There are few adverse effects directly associated with inhibition of leukotriene synthesis or function. This likely is due to the fact that leukotriene production is limited predominantly to sites of inflammation.
In large clinical studies the adverse-effect profiles of these drugs were similar to that observed with placebo treatment. Very rarely, patients taking these drugs develop systemic eosinophilia and a vasculitis with features similar to Churg-Strauss syndrome. This problem, often associated with a reduction in glucocorticoid therapy, may represent the unmasking of a preexisting disease. Zafir-lukast, but not montelukast, may interact with warfarin and increase prothrombin times, which should be monitored in patients subject to this interaction.
In ~4—5% of patients taking zileuton, there is an elevation in hepatic transaminases, generally within the first 2 months of therapy. Zileuton decreases the steady-state clearance of theophylline, substantially increasing its plasma concentrations. Zileuton also decreases warfarin clearance.
USE IN ASTHMA Most clinical trials with these drugs have studied patients with mild asthma who were not taking glucocorticoids. In general, the studies show a modest but significant improvement in pulmonary function and a decrease in symptoms and asthma exacerbations. For those who respond to antileukotriene therapy, the National Heart, Lung, and Blood Institute recognizes these drugs as alternatives to low-dose inhaled steroids for control of mild chronic asthma.
This class of drugs is not indicated for rapid bronchodilator therapy; thus, patients are instructed to have short-acting b adrenergic receptor agonists available as rescue medication. Montelukast and zafirlukast are effective with once- or twice-daily treatment, respectively. In contrast, zileuton is taken 4 times a day. Hepatic transaminases should be monitored in patients beginning zileuton therapy to guard against the potential of liver toxicity.
Omalizumab (xolair) is the first biological agent approved for the treatment of asthma. Omal-izumab is a recombinant humanized monoclonal antibody of the IgGlK subclass, targeted against IgE. IgE bound to omalizumab cannot bind to IgE receptors on mast cells and basophils, thereby preventing the allergic reaction at a very early step in the process (Figure 27-3).

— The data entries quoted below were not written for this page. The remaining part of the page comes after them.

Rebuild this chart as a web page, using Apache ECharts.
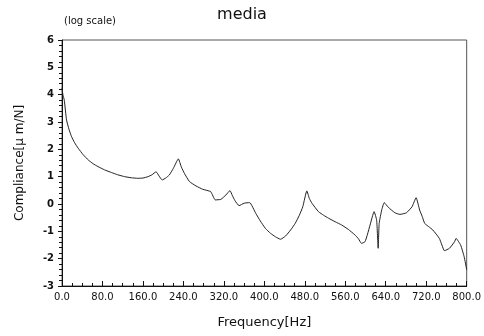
<!DOCTYPE html>
<html><head><meta charset="utf-8">
<script src="https://cdn.jsdelivr.net/npm/echarts@6/dist/echarts.min.js"></script>
<style>html,body{margin:0;padding:0;background:#fff}#c{width:484px;height:336px}</style>
</head><body><div id="c"></div>
<script>
var frequency = [0,1,2,4.5,9,14,19,25,32,42,52,61,71,84,98,110,124,137,150,160,170,178,186,192,198,205,212,220,230,236,242,252,265,278,294,303,314,324,332,337,342,350,360,371,383,392,402,412,422,432,442,452,461,469,476,484,489,494,507,517,527,540,553,566,579,586,592,599,604,609,617,622,625,627,632,637,645,658,668,681,692,700,707,712,717,725,733,746,751,756,766,776,779,788,795,800];
var compliance = [4.25,4.1,3.98,3.8,3.07,2.72,2.46,2.24,2.04,1.8,1.61,1.48,1.37,1.25,1.15,1.07,1.0,0.96,0.94,0.95,1.0,1.07,1.18,1.02,0.88,0.95,1.06,1.3,1.65,1.35,1.12,0.82,0.66,0.54,0.45,0.15,0.17,0.33,0.49,0.3,0.12,-0.06,0.03,0.05,-0.34,-0.62,-0.89,-1.07,-1.2,-1.29,-1.17,-0.95,-0.71,-0.42,-0.1,0.48,0.2,0.03,-0.28,-0.41,-0.52,-0.65,-0.77,-0.93,-1.13,-1.27,-1.44,-1.38,-1.1,-0.77,-0.28,-0.59,-1.62,-0.71,-0.22,0.05,-0.12,-0.32,-0.38,-0.32,-0.1,0.23,-0.22,-0.45,-0.71,-0.83,-0.95,-1.26,-1.5,-1.71,-1.62,-1.38,-1.26,-1.5,-1.93,-2.4];
var xTicks = [0,80,160,240,320,400,480,560,640,720,800];
var yTicks = [-3,-2,-1,0,1,2,3,4,5,6];

var data = frequency.map(function(f,i){return [f, compliance[i]];});
var chart = echarts.init(document.getElementById('c'));
var font = 'DejaVu Sans';
chart.setOption({
  animation:false,
  backgroundColor:'#fff',
  title:{text:'media', left:'center', top:2, textStyle:{fontFamily:font, fontSize:16, fontWeight:'normal', color:'#111'}},
  graphic:[{type:'text', left:64, top:16, style:{text:'(log scale)', font:'10px DejaVu Sans', fill:'#111'}}],
  grid:{left:62, right:15, top:40, bottom:50, show:true, borderColor:'#555', borderWidth:1, backgroundColor:'transparent'},
  xAxis:{type:'value', min:xTicks[0], max:xTicks[xTicks.length-1], interval:80,
    name:'Frequency[Hz]', nameLocation:'middle', nameGap:30,
    nameTextStyle:{fontFamily:font, fontSize:13, color:'#111'},
    axisLine:{onZero:false, lineStyle:{color:'#111'}},
    axisTick:{inside:true, length:5, lineStyle:{color:'#111'}},
    minorTick:{show:true, splitNumber:4, length:3, lineStyle:{color:'#111'}},
    splitLine:{show:false},
    axisLabel:{fontFamily:font, fontSize:10, color:'#111', margin:6, formatter:function(v){return v.toFixed(1);}}
  },
  yAxis:{type:'value', min:yTicks[0], max:yTicks[yTicks.length-1], interval:1,
    name:'Compliance[\u03bc m/N]', nameLocation:'middle', nameGap:36, nameRotate:90,
    nameTextStyle:{fontFamily:font, fontSize:12, color:'#111'},
    axisLine:{onZero:false, lineStyle:{color:'#111'}},
    axisTick:{inside:false, length:4, lineStyle:{color:'#111'}},
    minorTick:{show:true, splitNumber:5, length:3, lineStyle:{color:'#111'}},
    splitLine:{show:false},
    axisLabel:{fontFamily:font, fontSize:10, fontWeight:'bold', color:'#111', margin:8}
  },
  series:[{type:'line', data:data, showSymbol:false, symbol:'none', smooth:0.15,
    lineStyle:{color:'#222', width:1}}]
});
</script></body></html>
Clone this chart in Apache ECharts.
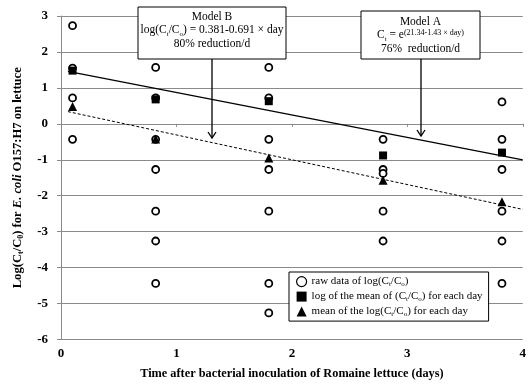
<!DOCTYPE html>
<html>
<head>
<meta charset="utf-8">
<script src="https://cdn.jsdelivr.net/npm/echarts@6/dist/echarts.min.js"></script>
<style>
  html, body { margin: 0; padding: 0; background: #fff; }
  #chart { width: 529px; height: 386px; }
</style>
</head>
<body>
<div id="chart"></div>
<script>
// Sampling days after inoculation
const days = [0.1, 0.82, 1.8, 2.79, 3.82];

// Raw log(Ct/Co) observations, one list per sampling day
const rawByDay = [
  [2.73, 1.55, 0.72, -0.43],
  [1.57, 0.72, -0.43, -1.27, -2.43, -3.26, -4.44],
  [1.57, 0.72, -0.43, -1.27, -2.43, -4.44, -5.26],
  [-0.43, -1.27, -1.38, -2.43, -3.26],
  [0.61, -0.43, -1.27, -2.43, -3.26, -4.44]
];

// log of the mean of (Ct/Co) for each day
const logOfMean = [1.48, 0.68, 0.63, -0.88, -0.80];

// mean of the log(Ct/Co) for each day
const meanOfLog = [0.48, -0.42, -0.95, -1.57, -2.17];

// Fitted model lines, start and end points [day, log(Ct/Co)]
const modelALine = [[0.06, 1.46], [4.0, -1.0]];
const modelBLine = [[0.06, 0.34], [4.0, -2.38]];

// Axis tick ranges
const xTicks = { min: 0, max: 4, step: 1 };
const yTicks = { min: -6, max: 3, step: 1 };

const serif = '"Liberation Serif", "Times New Roman", serif';
const gridGray = '#8a8a8a';

const rawPoints = [];
rawByDay.forEach((vals, i) => vals.forEach(v => rawPoints.push([days[i], v])));

const chart = echarts.init(document.getElementById('chart'), null, { renderer: 'canvas' });

const subRich = {
  n: { fontFamily: serif, fontSize: 11, color: '#000' },
  s: { fontFamily: serif, fontSize: 7, color: '#000', verticalAlign: 'bottom', padding: [0, 0, -1, 0] }
};

const legendLabels = {
  raw: '{n|raw data of log(C}{s|t}{n|/C}{s|o}{n|)}',
  logMean: '{n|log of the mean of (C}{s|t}{n|/C}{s|o}{n|) for each day}',
  meanLog: '{n|mean of the log(C}{s|t}{n|/C}{s|o}{n|) for each day}'
};

chart.setOption({
  animation: false,
  backgroundColor: '#fff',
  grid: { left: 61, right: 4, top: 16, bottom: 46.5, containLabel: false },
  xAxis: {
    type: 'value',
    min: xTicks.min, max: xTicks.max, interval: xTicks.step,
    name: 'Time after bacterial inoculation of Romaine lettuce (days)',
    nameLocation: 'middle',
    nameGap: 28,
    nameTextStyle: { fontFamily: serif, fontWeight: 'bold', fontSize: 12.3, color: '#000' },
    axisLine: { show: true, lineStyle: { color: gridGray, width: 1 } },
    axisTick: { show: true, length: 3, lineStyle: { color: gridGray } },
    axisLabel: { fontFamily: serif, fontWeight: 'bold', fontSize: 13, color: '#000', margin: 8 },
    splitLine: { show: false }
  },
  yAxis: {
    type: 'value',
    min: yTicks.min, max: yTicks.max, interval: yTicks.step,
    name: '{b|Log(C}{bs|t}{b|/C}{bs|0}{b|) for }{i|E. coli}{b| O157:H7 on lettuce}',
    nameLocation: 'middle',
    nameGap: 37,
    nameTextStyle: {
      fontFamily: serif, fontWeight: 'bold', fontSize: 12.6, color: '#000',
      rich: {
        b: { fontFamily: serif, fontWeight: 'bold', fontSize: 12.6, color: '#000' },
        bs: { fontFamily: serif, fontWeight: 'bold', fontSize: 8, color: '#000', verticalAlign: 'bottom', padding: [0, 0, -1, 0] },
        i: { fontFamily: serif, fontWeight: 'bold', fontStyle: 'italic', fontSize: 12.6, color: '#000' }
      }
    },
    axisLine: { show: true, lineStyle: { color: gridGray, width: 1 } },
    axisTick: { show: true, length: 4, lineStyle: { color: gridGray } },
    axisLabel: { fontFamily: serif, fontWeight: 'bold', fontSize: 13, color: '#000', margin: 13 },
    splitLine: { show: true, lineStyle: { color: gridGray, width: 1 } }
  },
  legend: {
    orient: 'vertical',
    left: 289, top: 272,
    width: 200,
    padding: [4, 6, 3, 7],
    itemWidth: 10, itemHeight: 10, itemGap: 3,
    backgroundColor: '#fff',
    borderColor: '#000', borderWidth: 1,
    data: [
      { name: 'raw', icon: 'circle', itemStyle: { color: '#fff', borderColor: '#000', borderWidth: 1.2 } },
      { name: 'logMean', icon: 'rect' },
      { name: 'meanLog', icon: 'triangle' }
    ],
    formatter: name => legendLabels[name],
    textStyle: { rich: subRich }
  },
  series: [
    {
      name: 'modelA', type: 'line', data: modelALine,
      symbol: 'none', silent: true,
      lineStyle: { color: '#000', width: 1.3, type: 'solid' }, z: 2
    },
    {
      name: 'modelB', type: 'line', data: modelBLine,
      symbol: 'none', silent: true,
      lineStyle: { color: '#000', width: 1, type: [3, 2] }, z: 2
    },
    {
      name: 'raw', type: 'scatter', data: rawPoints,
      symbol: 'circle', symbolSize: 7,
      itemStyle: { color: '#fff', borderColor: '#000', borderWidth: 1.8, opacity: 1 }, z: 3
    },
    {
      name: 'logMean', type: 'scatter',
      data: days.map((d, i) => [d, logOfMean[i]]),
      symbol: 'rect', symbolSize: 8,
      itemStyle: { color: '#000', opacity: 1 }, z: 4
    },
    {
      name: 'meanLog', type: 'scatter',
      data: days.map((d, i) => [d, meanOfLog[i]]),
      symbol: 'triangle', symbolSize: 9,
      itemStyle: { color: '#000', opacity: 1 }, z: 4
    }
  ],
  graphic: [
    // Model B call-out
    { type: 'line', shape: { x1: 212, y1: 59, x2: 212, y2: 138 }, style: { stroke: '#000', lineWidth: 1.3 }, z: 10 },
    { type: 'polyline', shape: { points: [[208, 132], [212, 138], [216, 132]] }, style: { stroke: '#000', lineWidth: 1.3, fill: null }, z: 10 },
    { type: 'rect', shape: { x: 138, y: 7, width: 148, height: 52 }, style: { fill: '#fff', stroke: '#000', lineWidth: 1 }, z: 10 },
    {
      type: 'text', x: 212, y: 10, z: 11,
      style: {
        text: '{n|Model B}\n{n|log(C}{s|t}{n|/C}{s|o}{n|) = 0.381-0.691 × day}\n{n|80% reduction/d}',
        align: 'center', verticalAlign: 'top', lineHeight: 13.5,
        rich: {
          n: { fontFamily: serif, fontSize: 11.5, color: '#000', lineHeight: 13.5 },
          s: { fontFamily: serif, fontSize: 7, color: '#000', verticalAlign: 'bottom', padding: [0, 0, -1, 0], lineHeight: 13.5 }
        }
      }
    },
    // Model A call-out
    { type: 'line', shape: { x1: 421, y1: 59, x2: 421, y2: 136 }, style: { stroke: '#000', lineWidth: 1.3 }, z: 10 },
    { type: 'polyline', shape: { points: [[417, 130], [421, 136], [425, 130]] }, style: { stroke: '#000', lineWidth: 1.3, fill: null }, z: 10 },
    { type: 'rect', shape: { x: 361, y: 11, width: 119, height: 48 }, style: { fill: '#fff', stroke: '#000', lineWidth: 1 }, z: 10 },
    {
      type: 'text', x: 420.5, y: 15, z: 11,
      style: {
        text: '{n|Model A}\n{n|C}{s|t}{n| = e}{p|(21.34-1.43 × day)}\n{n|76%  reduction/d}',
        align: 'center', verticalAlign: 'top', lineHeight: 13.5,
        rich: {
          n: { fontFamily: serif, fontSize: 11.5, color: '#000', lineHeight: 13.5 },
          s: { fontFamily: serif, fontSize: 7, color: '#000', verticalAlign: 'bottom', padding: [0, 0, -1, 0], lineHeight: 13.5 },
          p: { fontFamily: serif, fontSize: 8, color: '#000', verticalAlign: 'top', padding: [0, 0, 3, 0], lineHeight: 13.5 }
        }
      }
    }
  ]
});
</script>
</body>
</html>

PHARMACOKINETICS AND METABOLISM Omalizumab is delivered as a single subcutaneous injection every 2-4 weeks. It has a bioavailability of ~60%, reaching peak serum levels after 7-8 days. The serum elimination t1/2 is 26 days, with a clearance rate of ~2.5 mL/kg/day. The elimination of omalizumab-IgE complexes occurs in the liver reticuloendothelial system at a rate somewhat faster than that of free IgG. Some intact omalizumab is also excreted in the bile. There is little evidence of specific uptake of omalizumab by any tissue.